The session ended with an important note for the auditorium: generative AI is becoming
an increasingly powerful tool which is used by patients, medical staff, and family
members. For us as specialists for gynecology and obstetrics, this means that we should
not miss the historical opportunity to look at these applications in detail, evaluate
them critically, and actively contribute to integrating them in our specialist field.

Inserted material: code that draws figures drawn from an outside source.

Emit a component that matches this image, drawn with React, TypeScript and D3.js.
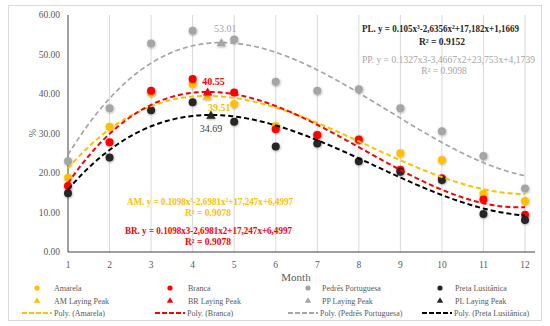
import React from "react";
import * as d3 from "d3";

const months = [1, 2, 3, 4, 5, 6, 7, 8, 9, 10, 11, 12];
const amarela = [18.8, 31.7, 40.3, 42.5, 37.5, 31.9, 29.6, 28.6, 25.0, 23.3, 14.7, 12.9];
const branca = [16.7, 27.8, 40.8, 43.8, 40.4, 31.1, 29.6, 28.4, 20.8, 18.7, 13.3, 9.4];
const pedres = [23.0, 36.4, 52.8, 56.0, 53.8, 43.1, 40.8, 41.2, 36.4, 30.6, 24.3, 16.1];
const preta = [14.9, 23.9, 35.9, 37.9, 33.0, 26.7, 27.5, 23.0, 20.3, 18.2, 9.6, 8.1];

const amCoef = [0.1098, -2.6981, 17.247, 6.4997];
const ppCoef = [0.1327, -3.4667, 23.753, 4.1739];
const plCoef = [0.105, -2.6356, 17.182, 1.1669];

const peakMonths = [4.35, 4.36, 4.69, 4.44];
const peakValues = [39.51, 40.55, 53.01, 34.69];
const peakLabels = ["39.51", "40.55", "53.01", "34.69"];

const yTicks = [0, 10, 20, 30, 40, 50, 60];

const seriesNames = ["Amarela", "Branca", "Pedrês Portuguesa", "Preta Lusitânica"];
const peakNames = ["AM Laying Peak", "BR Laying Peak", "PP Laying Peak", "PL Laying Peak"];
const polyNames = ["Poly. (Amarela)", "Poly. (Branca)", "Poly. (Pedrês Portuguesa)", "Poly. (Preta Lusitânica)"];

const pointColors = ["#FFC000", "#FF0000", "#A5A5A5", "#262626"];
const lineColors = ["#FFC000", "#FF0000", "#A5A5A5", "#000000"];

function polyfit3(xs: number[], ys: number[]): number[] {
  // least squares cubic fit (trendline of the Branca series); returns [a3,a2,a1,a0]
  const n = 4;
  const A: number[][] = [];
  for (let i = 0; i < n; i++) A.push(new Array(n + 1).fill(0));
  for (let k = 0; k < xs.length; k++) {
    const p = [1, xs[k], xs[k] ** 2, xs[k] ** 3];
    for (let i = 0; i < n; i++) {
      for (let j = 0; j < n; j++) A[i][j] += p[i] * p[j];
      A[i][n] += p[i] * ys[k];
    }
  }
  for (let i = 0; i < n; i++) {
    let mx = i;
    for (let r = i + 1; r < n; r++) {
      if (Math.abs(A[r][i]) > Math.abs(A[mx][i])) mx = r;
    }
    const tmp = A[i];
    A[i] = A[mx];
    A[mx] = tmp;
    for (let r = 0; r < n; r++) {
      if (r === i) continue;
      const f = A[r][i] / A[i][i];
      for (let c = i; c <= n; c++) A[r][c] -= f * A[i][c];
    }
  }
  const sol = A.map((row, i) => row[n] / row[i]);
  return [sol[3], sol[2], sol[1], sol[0]];
}

const brCoef = polyfit3(months, branca);

const evalPoly = (c: number[], x: number) => c[0] * x ** 3 + c[1] * x ** 2 + c[2] * x + c[3];

export default function App() {
  const W = 550, H = 326;
  const x = d3.scaleLinear().domain([1, 12]).range([68, 525]);
  const y = d3.scaleLinear().domain([0, 60]).range([252, 15]);
  const font = "'Liberation Serif', 'DejaVu Serif', serif";
  const allSeries = [amarela, branca, pedres, preta];
  const coefs = [amCoef, brCoef, ppCoef, plCoef];
  const xsFine = d3.range(1, 12.0001, 0.05);
  const tri = d3.symbol().type(d3.symbolTriangle);

  const legendCols = [37, 170, 308, 440];
  const legendText = [54, 188, 322, 455];
  const legendRows = [288, 301, 313];
  const legendLine = [[22, 52], [155, 185], [288, 318], [422, 452]];

  const labelOffsets = [
    { dx: 12, dy: 12, color: "#FFC000", weight: "bold" },
    { dx: 6, dy: -10, color: "#FF0000", weight: "bold" },
    { dx: 4, dy: -14, color: "#A5A5A5", weight: "normal" },
    { dx: 0, dy: 14, color: "#404040", weight: "normal" },
  ];

  return (
    <svg width={W} height={H} style={{ position: "absolute", left: 0, top: 0, background: "#fff" }} fontFamily={font}>
      <defs>
        <filter id="sh" x="-50%" y="-50%" width="200%" height="200%">
          <feDropShadow dx="0.5" dy="0.8" stdDeviation="0.8" floodColor="#000" floodOpacity="0.35" />
        </filter>
      </defs>
      <rect x={8.5} y={5.5} width={533} height={315} fill="#fff" stroke="#D9D9D9" />
      {months.slice(1).map((m) => (
        <line key={m} x1={x(m)} x2={x(m)} y1={y(60)} y2={y(0)} stroke="#D9D9D9" strokeWidth={1} />
      ))}
      <line x1={x(1)} x2={x(1)} y1={y(60)} y2={y(0)} stroke="#404040" strokeWidth={1} />
      <line x1={x(1)} x2={535} y1={y(0)} y2={y(0)} stroke="#404040" strokeWidth={1} />
      {yTicks.map((t) => (
        <text key={t} x={60} y={y(t)} dy="0.35em" textAnchor="end" fontSize={9.5} fill="#595959">
          {t.toFixed(2)}
        </text>
      ))}
      {months.map((m) => (
        <text key={m} x={x(m)} y={265} dy="0.35em" textAnchor="middle" fontSize={9.5} fill="#595959">
          {m}
        </text>
      ))}
      <text x={296} y={277} dy="0.35em" textAnchor="middle" fontSize={11} fill="#595959">Month</text>
      <text transform={`translate(32,133) rotate(-90)`} textAnchor="middle" dy="0.35em" fontSize={10} fill="#595959">%</text>

      {allSeries.map((s, si) =>
        s.map((v, i) => (
          <circle key={`${si}-${i}`} cx={x(months[i])} cy={y(v)} r={4} fill={pointColors[si]} filter="url(#sh)" />
        ))
      )}
      {coefs.map((c, si) => (
        <path key={si} d={d3.line<number>().x((d) => x(d)).y((d) => y(evalPoly(c, d)))(xsFine) as string}
          fill="none" stroke={lineColors[si]} strokeWidth={si === 2 ? 1.7 : 2} strokeDasharray="5,3" />
      ))}
      {peakMonths.map((pm, i) => (
        <path key={i} d={tri.size(38)() as string} transform={`translate(${x(pm)},${y(peakValues[i]) + 1})`} fill={pointColors[i]} filter="url(#sh)" />
      ))}
      {peakLabels.map((l, i) => (
        <text key={i} x={x(peakMonths[i]) + labelOffsets[i].dx} y={y(peakValues[i]) + labelOffsets[i].dy} dy="0.35em"
          textAnchor="middle" fontSize={10} fill={labelOffsets[i].color} fontWeight={labelOffsets[i].weight}>
          {l}
        </text>
      ))}

      <text x={362} y={28} dy="0.35em" fontSize={10} fontWeight="bold" fill="#262626" textLength={157} lengthAdjust="spacingAndGlyphs">
        PL. y = 0.105x³-2,6356x²+17,182x+1,1669
      </text>
      <text x={442} y={42} dy="0.35em" textAnchor="middle" fontSize={9.5} fontWeight="bold" fill="#262626">R² = 0.9152</text>
      <text x={362} y={59} dy="0.35em" fontSize={10} fill="#A5A5A5" textLength={173} lengthAdjust="spacingAndGlyphs">
        PP. y = 0.1327x3-3,4667x2+23,753x+4,1739
      </text>
      <text x={444} y={71} dy="0.35em" textAnchor="middle" fontSize={9.5} fill="#A5A5A5">R² = 0.9098</text>
      <text x={127} y={201} dy="0.35em" fontSize={10} fontWeight="bold" fill="#FFC000" textLength={166} lengthAdjust="spacingAndGlyphs">
        AM. y = 0.1098x³-2,6981x²+17,247x+6,4997
      </text>
      <text x={208} y={213} dy="0.35em" textAnchor="middle" fontSize={9.5} fontWeight="bold" fill="#FFC000">R² = 0.9078</text>
      <text x={125} y={230} dy="0.35em" fontSize={10} fontWeight="bold" fill="#FF0000" textLength={167} lengthAdjust="spacingAndGlyphs">
        BR. y = 0.1098x3-2,6981x2+17,247x+6,4997
      </text>
      <text x={208} y={242} dy="0.35em" textAnchor="middle" fontSize={9.5} fontWeight="bold" fill="#FF0000">R² = 0.9078</text>

      {seriesNames.map((n, i) => (
        <g key={n}>
          <circle cx={legendCols[i]} cy={legendRows[0]} r={2.6} fill={pointColors[i]} />
          <text x={legendText[i]} y={legendRows[0]} dy="0.35em" fontSize={8} fill="#595959">{n}</text>
          <path d={d3.symbol().type(d3.symbolTriangle).size(18)() as string} transform={`translate(${legendCols[i]},${legendRows[1]})`} fill={pointColors[i]} />
          <text x={legendText[i]} y={legendRows[1]} dy="0.35em" fontSize={8} fill="#595959">{peakNames[i]}</text>
          <line x1={legendLine[i][0]} x2={legendLine[i][1]} y1={legendRows[2]} y2={legendRows[2]} stroke={lineColors[i]} strokeWidth={2} strokeDasharray="5,2" />
          <text x={legendLine[i][1] + 2} y={legendRows[2]} dy="0.35em" fontSize={8} fill="#595959">{polyNames[i]}</text>
        </g>
      ))}
    </svg>
  );
}
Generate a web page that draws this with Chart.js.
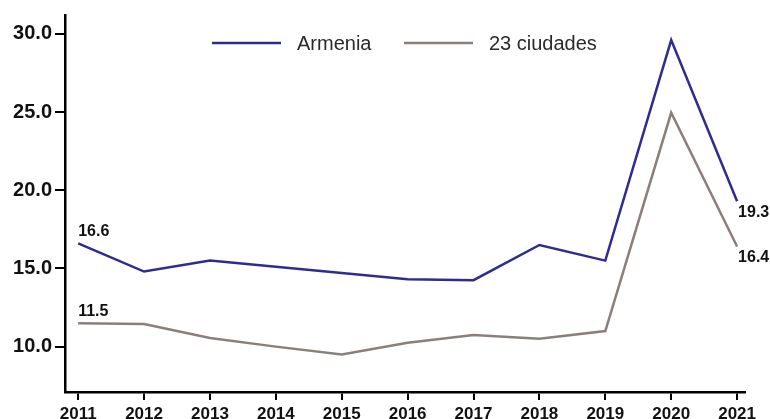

Conclusion and Outlook: Artificial Intelligence and Gynecology and Obstetrics, quo
vaditis?
In summary, the impressions we obtained in Silicon Valley and at the ACSM can be condensed
into three main points which explain why AI will find its way into gynecology and
obstetrics and how it is already changing clinical practice or will change it in the
near future:
The data
“Data is the new oil” is a metaphor coined by the mathematician Clive Humby in 2006
which is now more relevant than ever. “Big Data” is also present in gynecology. In
gynecological oncology, for example, the growing flood of data obtained through advances
in precision oncology, better genomic profiling and targeted therapies has resulted
in significant improvements in diagnosis and treatment, which has led to significant
breakthroughs [26]. These advances are accompanied by an abundance of multimodal therapeutic and diagnostic
data alongside increasingly complex research results which, little by little, are
exceeding the limits of human cognitive processing. AI is already helping to expand
human medical intelligence to successfully process these huge volumes of data and
text information [27], [28]. And yet: although some areas have an abundace of data, other areas such as fetal
heart rate monitoring show that while AI has potential, there is still not enough
high-quality training data with the corresponding level of diversity that would be
necessary to develop robust models.
The visual aspect
The rapid development of FDA-approved medical AI products in radiology shows: AI has
already proven to have a special talent for processing visual elements [6]. And such visual data is also available in gynecology: from mammographies and histopathological
data to colposcopies and laparoscopies to specialized prenatal ultrasound, AI is learning
to process different visual components used in gynecological diagnostics. Although
performance can still vary significantly depending on the specific application, these
areas are creating the first bridges over which the technology will enter into our
specialist field.
The patient
As the discussion focuses on AI in obstetrical and gynecological diagnostics and treatment,
it is important not to lose sight of the patients. The mean age of primipara in Germany
is 31.7 years, and gynecology treats the full age range of patients, including a not
insignificant number of younger, digitally-savvy patients [29]. This will contribute to emerging technologies rapidly becoming more relevant for
treatment in clinical reality.
The overview of the two AI sessions at the 2024 ACSM shows that possible applications
of artificial intelligence (AI) are very diverse and so extensive that they cannot
be comprehensively summarized in a short review. With AI finding increasing applications
in clinical care, including in gynecology, scientific monitoring will be needed. Whether
it takes the form of original scientific works or the synthesis of evidence using
structured literature reviews and meta-analyses, when technological developments happen
so fast, this can only be done through interdisciplinary global networks. To that
end, the Commission Digital Medicine of the DGGG has positioned itself nationally
in Germany and will be expanding its activities in future to work towards making current
issues accessible for its own specialist association and to use the potential of AI
to improve gynecological and obstetrical care.